=== Data for this task ===
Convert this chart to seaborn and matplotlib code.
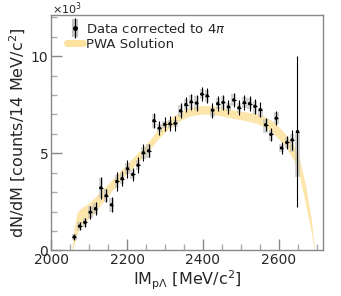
import numpy as np
import pandas as pd
import matplotlib
matplotlib.use("Agg")
import matplotlib.pyplot as plt
import seaborn as sns
from matplotlib.lines import Line2D
from matplotlib.legend_handler import HandlerTuple
from matplotlib.patches import Rectangle
from matplotlib.ticker import FuncFormatter, MultipleLocator

# ---------------- data ----------------
mass = [2061 + 14 * i for i in range(43)]
counts = [0.69, 1.25, 1.44, 1.97, 2.15, 3.22, 2.82, 2.35, 3.55, 3.70,
          4.21, 3.91, 4.39, 5.03, 5.13, 6.68, 6.30, 6.49, 6.52, 6.54,
          7.19, 7.51, 7.65, 7.59, 8.05, 7.96, 7.22, 7.56, 7.62, 7.39,
          7.75, 7.35, 7.61, 7.56, 7.42, 7.25, 6.47, 5.98, 6.81, 5.28,
          5.56, 5.69, 6.12]
stat_err = [0.17, 0.20, 0.25, 0.34, 0.34, 0.55, 0.34, 0.38, 0.47, 0.40,
            0.47, 0.36, 0.41, 0.45, 0.34, 0.38, 0.37, 0.36, 0.38, 0.38,
            0.38, 0.37, 0.40, 0.40, 0.38, 0.38, 0.38, 0.38, 0.38, 0.38,
            0.38, 0.38, 0.38, 0.38, 0.38, 0.38, 0.34, 0.34, 0.36, 0.30,
            0.34, 0.50, 3.90]
sys_up = [0.15, 0.20, 0.25, 0.30, 0.30, 0.50, 0.35, 0.35, 0.35, 0.30,
          0.30, 0.25, 0.25, 0.30, 0.35, 0.35, 0.20, 0.20, 0.20, 0.20,
          0.30, 0.30, 0.35, 0.35, 0.25, 0.30, 0.10, 0.30, 0.35, 0.20,
          0.30, 0.25, 0.30, 0.30, 0.25, 0.10, 0.30, 0.20, 0.30, 0.20,
          0.30, 0.30, 0.00]
sys_dn = [0.15, 0.20, 0.25, 0.30, 0.30, 0.50, 0.35, 0.35, 0.35, 0.30,
          0.30, 0.25, 0.25, 0.30, 0.35, 0.35, 0.20, 0.20, 0.20, 0.20,
          0.30, 0.30, 0.35, 0.35, 0.25, 0.30, 0.35, 0.30, 0.35, 0.20,
          0.30, 0.25, 0.30, 0.30, 0.40, 0.40, 0.40, 0.35, 0.30, 0.20,
          0.30, 0.60, 2.35]

pwa_mass = [2054, 2061, 2068, 2080, 2100, 2120, 2140, 2160, 2180, 2200,
            2220, 2240, 2260, 2280, 2300, 2320, 2340, 2360, 2380, 2400,
            2420, 2440, 2460, 2480, 2500, 2520, 2540, 2560, 2580, 2600,
            2620, 2640, 2655, 2670, 2685, 2694]
pwa_center = [0.0, 0.75, 1.40, 1.75, 2.05, 2.45, 2.90, 3.35, 3.80, 4.22,
              4.62, 5.02, 5.45, 5.95, 6.35, 6.65, 6.92, 7.10, 7.20, 7.24,
              7.23, 7.18, 7.10, 7.02, 6.95, 6.88, 6.80, 6.65, 6.40, 6.05,
              5.60, 5.00, 4.20, 2.90, 1.30, 0.0]
pwa_halfwidth = [0.05, 0.40, 0.55, 0.45, 0.40, 0.38, 0.33, 0.28, 0.25, 0.25,
                 0.25, 0.25, 0.25, 0.25, 0.25, 0.24, 0.23, 0.22, 0.22, 0.22,
                 0.22, 0.22, 0.22, 0.22, 0.22, 0.23, 0.25, 0.27, 0.30, 0.31,
                 0.33, 0.40, 0.45, 0.50, 0.35, 0.05]

scale = 1000.0
df = pd.DataFrame({"mass": mass, "counts": np.array(counts) * scale})
pwa = pd.DataFrame({"mass": pwa_mass,
                    "lo": (np.array(pwa_center) - np.array(pwa_halfwidth)) * scale,
                    "hi": (np.array(pwa_center) + np.array(pwa_halfwidth)) * scale})

# ---------------- figure ----------------
sns.set_theme(style="ticks")
plt.rcParams["font.family"] = ["DejaVu Sans"]
plt.rcParams["mathtext.fontset"] = "dejavusans"

fig = plt.figure(figsize=(3.41, 2.96), dpi=100)
ax = fig.add_axes([0.150, 0.154, 0.797, 0.797])

band_color = "#fce29c"
ax.fill_between(pwa["mass"], pwa["lo"], pwa["hi"], color=band_color,
                alpha=0.85, lw=0, zorder=1)

box_w = 12
for m, c, su, sd in zip(mass, counts, sys_up, sys_dn):
    ax.add_patch(Rectangle((m - box_w / 2, (c - sd) * scale), box_w,
                           (su + sd) * scale, facecolor="#b8b8b8",
                           alpha=0.6, lw=0, zorder=2))

ax.errorbar(df["mass"], df["counts"], yerr=np.array(stat_err) * scale,
            xerr=5, fmt="none", ecolor="black", elinewidth=0.8, capsize=0,
            zorder=3)
sns.scatterplot(data=df, x="mass", y="counts", ax=ax, color="black",
                s=6, edgecolor="none", zorder=4, legend=False)

ax.set_xlim(2000, 2716)
ax.set_ylim(0, 12150)
ax.xaxis.set_major_locator(MultipleLocator(200))
ax.xaxis.set_minor_locator(MultipleLocator(50))
ax.yaxis.set_major_locator(MultipleLocator(5000))
ax.yaxis.set_minor_locator(MultipleLocator(1000))
ax.yaxis.set_major_formatter(FuncFormatter(lambda v, p: f"{v / scale:g}"))
fig.text(0.152, 0.999, r"$\times10^{3}$", ha="left", va="top", fontsize=8)

ax.tick_params(axis="both", which="major", direction="in", length=8,
               width=1, color="#888888", labelsize=10, pad=2)
ax.tick_params(axis="both", which="minor", direction="in", length=4,
               width=1, color="#aaaaaa")
for sp in ax.spines.values():
    sp.set_color("#888888")
    sp.set_linewidth(1)

ax.set_xlabel(r"IM$_{\mathrm{p}\Lambda}$ [MeV/c$^{2}$]", fontsize=11.5,
              labelpad=1)
ax.set_ylabel(r"dN/dM [counts/14 MeV/c$^{2}$]", fontsize=11.5, labelpad=2)

data_handle = (Line2D([], [], ls="none", marker="|", ms=13, mew=4.5,
                      color="#c0c0c0"),
               Line2D([], [], ls="none", marker="|", ms=15, mew=0.8,
                      color="black"),
               Line2D([], [], ls="none", marker="o", ms=2.5, color="black"))
pwa_handle = Line2D([], [], lw=5, color=band_color)
ax.legend([data_handle, pwa_handle],
          [r"Data corrected to 4$\pi$", "PWA Solution"],
          handler_map={tuple: HandlerTuple(ndivide=1, pad=0)},
          loc="upper left", bbox_to_anchor=(0.045, 0.985),
          frameon=False, fontsize=9.5,
          handlelength=1.2, handletextpad=0.25, labelspacing=0.15,
          borderaxespad=0.0, borderpad=0.3, numpoints=1)

fig.savefig("out.png", dpi=100)
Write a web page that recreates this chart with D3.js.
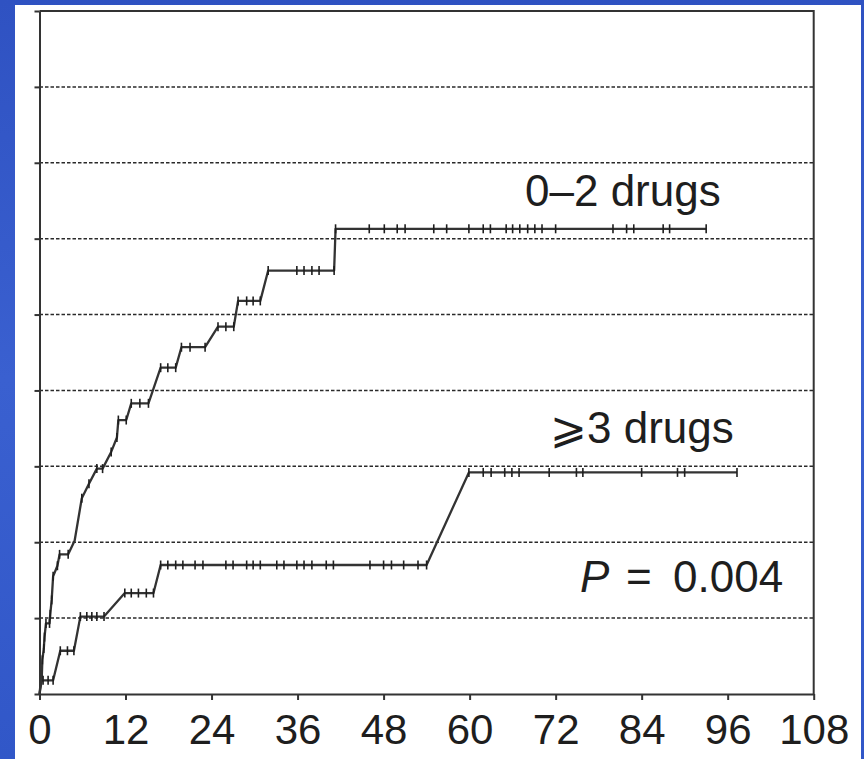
===
» The exercise
Repeat the listing in full and exactly. Do not include any images.

» Task solution
Convert this chart to seaborn and matplotlib code.
import numpy as np
import pandas as pd
import matplotlib
matplotlib.use("Agg")
import matplotlib.pyplot as plt
import seaborn as sns
from matplotlib.lines import Line2D
from matplotlib.legend_handler import HandlerTuple
from matplotlib.patches import Rectangle
from matplotlib.ticker import FuncFormatter, MultipleLocator

# ---------------- data ----------------
mass = [2061 + 14 * i for i in range(43)]
counts = [0.69, 1.25, 1.44, 1.97, 2.15, 3.22, 2.82, 2.35, 3.55, 3.70,
          4.21, 3.91, 4.39, 5.03, 5.13, 6.68, 6.30, 6.49, 6.52, 6.54,
          7.19, 7.51, 7.65, 7.59, 8.05, 7.96, 7.22, 7.56, 7.62, 7.39,
          7.75, 7.35, 7.61, 7.56, 7.42, 7.25, 6.47, 5.98, 6.81, 5.28,
          5.56, 5.69, 6.12]
stat_err = [0.17, 0.20, 0.25, 0.34, 0.34, 0.55, 0.34, 0.38, 0.47, 0.40,
            0.47, 0.36, 0.41, 0.45, 0.34, 0.38, 0.37, 0.36, 0.38, 0.38,
            0.38, 0.37, 0.40, 0.40, 0.38, 0.38, 0.38, 0.38, 0.38, 0.38,
            0.38, 0.38, 0.38, 0.38, 0.38, 0.38, 0.34, 0.34, 0.36, 0.30,
            0.34, 0.50, 3.90]
sys_up = [0.15, 0.20, 0.25, 0.30, 0.30, 0.50, 0.35, 0.35, 0.35, 0.30,
          0.30, 0.25, 0.25, 0.30, 0.35, 0.35, 0.20, 0.20, 0.20, 0.20,
          0.30, 0.30, 0.35, 0.35, 0.25, 0.30, 0.10, 0.30, 0.35, 0.20,
          0.30, 0.25, 0.30, 0.30, 0.25, 0.10, 0.30, 0.20, 0.30, 0.20,
          0.30, 0.30, 0.00]
sys_dn = [0.15, 0.20, 0.25, 0.30, 0.30, 0.50, 0.35, 0.35, 0.35, 0.30,
          0.30, 0.25, 0.25, 0.30, 0.35, 0.35, 0.20, 0.20, 0.20, 0.20,
          0.30, 0.30, 0.35, 0.35, 0.25, 0.30, 0.35, 0.30, 0.35, 0.20,
          0.30, 0.25, 0.30, 0.30, 0.40, 0.40, 0.40, 0.35, 0.30, 0.20,
          0.30, 0.60, 2.35]

pwa_mass = [2054, 2061, 2068, 2080, 2100, 2120, 2140, 2160, 2180, 2200,
            2220, 2240, 2260, 2280, 2300, 2320, 2340, 2360, 2380, 2400,
            2420, 2440, 2460, 2480, 2500, 2520, 2540, 2560, 2580, 2600,
            2620, 2640, 2655, 2670, 2685, 2694]
pwa_center = [0.0, 0.75, 1.40, 1.75, 2.05, 2.45, 2.90, 3.35, 3.80, 4.22,
              4.62, 5.02, 5.45, 5.95, 6.35, 6.65, 6.92, 7.10, 7.20, 7.24,
              7.23, 7.18, 7.10, 7.02, 6.95, 6.88, 6.80, 6.65, 6.40, 6.05,
              5.60, 5.00, 4.20, 2.90, 1.30, 0.0]
pwa_halfwidth = [0.05, 0.40, 0.55, 0.45, 0.40, 0.38, 0.33, 0.28, 0.25, 0.25,
                 0.25, 0.25, 0.25, 0.25, 0.25, 0.24, 0.23, 0.22, 0.22, 0.22,
                 0.22, 0.22, 0.22, 0.22, 0.22, 0.23, 0.25, 0.27, 0.30, 0.31,
                 0.33, 0.40, 0.45, 0.50, 0.35, 0.05]

scale = 1000.0
df = pd.DataFrame({"mass": mass, "counts": np.array(counts) * scale})
pwa = pd.DataFrame({"mass": pwa_mass,
                    "lo": (np.array(pwa_center) - np.array(pwa_halfwidth)) * scale,
                    "hi": (np.array(pwa_center) + np.array(pwa_halfwidth)) * scale})

# ---------------- figure ----------------
sns.set_theme(style="ticks")
plt.rcParams["font.family"] = ["DejaVu Sans"]
plt.rcParams["mathtext.fontset"] = "dejavusans"

fig = plt.figure(figsize=(3.41, 2.96), dpi=100)
ax = fig.add_axes([0.150, 0.154, 0.797, 0.797])

band_color = "#fce29c"
ax.fill_between(pwa["mass"], pwa["lo"], pwa["hi"], color=band_color,
                alpha=0.85, lw=0, zorder=1)

box_w = 12
for m, c, su, sd in zip(mass, counts, sys_up, sys_dn):
    ax.add_patch(Rectangle((m - box_w / 2, (c - sd) * scale), box_w,
                           (su + sd) * scale, facecolor="#b8b8b8",
                           alpha=0.6, lw=0, zorder=2))

ax.errorbar(df["mass"], df["counts"], yerr=np.array(stat_err) * scale,
            xerr=5, fmt="none", ecolor="black", elinewidth=0.8, capsize=0,
            zorder=3)
sns.scatterplot(data=df, x="mass", y="counts", ax=ax, color="black",
                s=6, edgecolor="none", zorder=4, legend=False)

ax.set_xlim(2000, 2716)
ax.set_ylim(0, 12150)
ax.xaxis.set_major_locator(MultipleLocator(200))
ax.xaxis.set_minor_locator(MultipleLocator(50))
ax.yaxis.set_major_locator(MultipleLocator(5000))
ax.yaxis.set_minor_locator(MultipleLocator(1000))
ax.yaxis.set_major_formatter(FuncFormatter(lambda v, p: f"{v / scale:g}"))
fig.text(0.152, 0.999, r"$\times10^{3}$", ha="left", va="top", fontsize=8)

ax.tick_params(axis="both", which="major", direction="in", length=8,
               width=1, color="#888888", labelsize=10, pad=2)
ax.tick_params(axis="both", which="minor", direction="in", length=4,
               width=1, color="#aaaaaa")
for sp in ax.spines.values():
    sp.set_color("#888888")
    sp.set_linewidth(1)

ax.set_xlabel(r"IM$_{\mathrm{p}\Lambda}$ [MeV/c$^{2}$]", fontsize=11.5,
              labelpad=1)
ax.set_ylabel(r"dN/dM [counts/14 MeV/c$^{2}$]", fontsize=11.5, labelpad=2)

data_handle = (Line2D([], [], ls="none", marker="|", ms=13, mew=4.5,
                      color="#c0c0c0"),
               Line2D([], [], ls="none", marker="|", ms=15, mew=0.8,
                      color="black"),
               Line2D([], [], ls="none", marker="o", ms=2.5, color="black"))
pwa_handle = Line2D([], [], lw=5, color=band_color)
ax.legend([data_handle, pwa_handle],
          [r"Data corrected to 4$\pi$", "PWA Solution"],
          handler_map={tuple: HandlerTuple(ndivide=1, pad=0)},
          loc="upper left", bbox_to_anchor=(0.045, 0.985),
          frameon=False, fontsize=9.5,
          handlelength=1.2, handletextpad=0.25, labelspacing=0.15,
          borderaxespad=0.0, borderpad=0.3, numpoints=1)

fig.savefig("out.png", dpi=100)
Write a web page that recreates this chart with D3.js.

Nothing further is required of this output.